Manque de rigueur narrative
Dans les grandes lignes, Sakra suit scrupuleusement la moitié du récit originel, avec un soin de fabrication bienvenu. En effet, Donnie Yen a beau avoir déjà mis en scène quelques films mineurs, Sakra représente un défi de taille pour l’artiste martial, ayant abandonné le genre pour l’actioner contemporain (Raging Fire). Renouant avec la tradition initiée par la Shaw Brothers ou encore Tsui Hark, le film jouit d’entrée de jeu d’une belle reconstitution d’époque et d’un soin photographique des plus appréciables.
Malheureusement, Donnie Yen n’est pas un conteur, et cela se ressent dès l’introduction express, présentant de manière rapide les origines de Qiao Feng tout en paraphrasant le contexte historique. Sakra fait donc le choix du « tell, don’t show » de manière regrettable. Le spectateur doit ainsi être privé de tout le contexte historique, relégué en arrière-fond sans que cela ait une grande incidence dans le résultat final.
Mais l’écueil ne s’arrête pas là, alors qu’en terme de mise en scène et de montage de séquences aux velléités plus dramatiques, Donnie Yen semble louper l’emphase émotionnelle requise.

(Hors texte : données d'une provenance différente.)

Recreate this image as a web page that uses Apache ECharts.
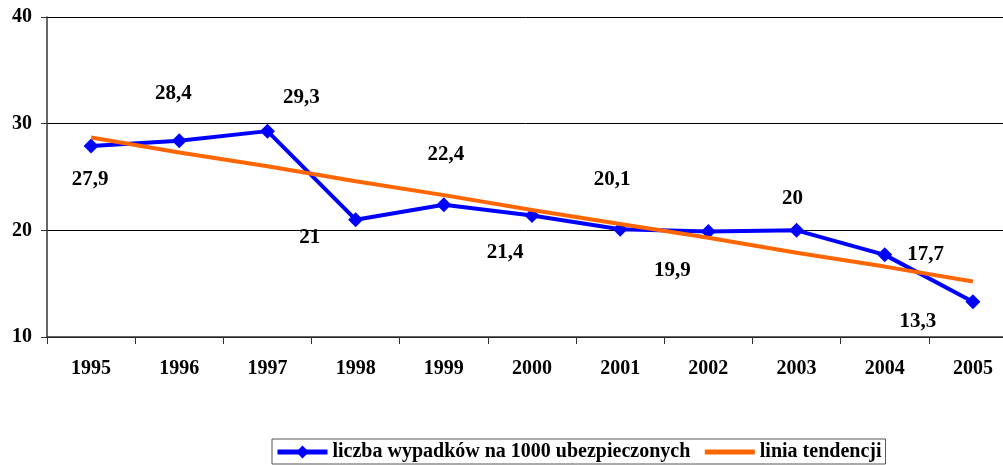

Des séquences pivots noyées dans du sirupeux et sur-imprimée par la musique de Chan Chi-wai, qui amenuise grandement l’impact des fameux passages de révélation ou de tourments intérieurs via un aplanissement des valeurs de plan et de montage.
Combats de haute qualité
Dès lors, difficile d’être totalement investi dans le destin de Qiao Feng, dont la trajectoire tragique ira même jusqu’à foirer l’incarnation d’une romance centrale et ses répercussions, qui prennent plus de place que le pugilat dans la seconde partie du film. Un manque de focus, de maîtrise narrative et de balance de ton qui nuit donc fortement à Sakra, jusque dans sa fausse-conclusion teasant une suite de manière encore plus grossière que dans un blockbuster super-héroïque (scène post-générique à l’appui).
En contre partie, Sakra sait aussi mettre l’accent sur la tatane (notamment dans sa première moitié) et dès le premier acte, Donnie Yen propose parmi les meilleurs combats de wuxia qu’on ait vu cette décennie. Techniquement très solides, au montage des plus efficaces et aux chorégraphies inspirées (jusque dans l’irruption de pouvoirs matérialisés par la maîtrise des chakras), ces séquences valent à elles-seules le visionnage de par leur maîtrise et leur technicité (jusqu’en post-générique avec l’utilisation de la caméra portée en vue subjective).
Au final, Sakra est la définition d’un film au résultat moyen, mais où l’on ne devrait pas s’arrêter à ce demi-constat. Très satisfaisant sur le plan technique et wu xia pian pur, Donnie Yen loupe cependant sa dimension dramatique et dramaturgique. Un traitement dommageable donc, mais qu’on espère circonscrit à cette première tentative de plongeon vers le genre.
Sakra sortira au cinéma le 10 mai 2023
avis
Avec Sakra, Donnie Yen se lance dans la réalisation d'un ambitieux wuxia pian avec un résultat en demi-teinte. Si le film est réussit techniquement et parvient à globalement tenir son récit la première heure, les lacunes de conteur de ce dernier sont ensuite décuplées alors que le film ne parvient pas à l'emphase émotionnelle requise.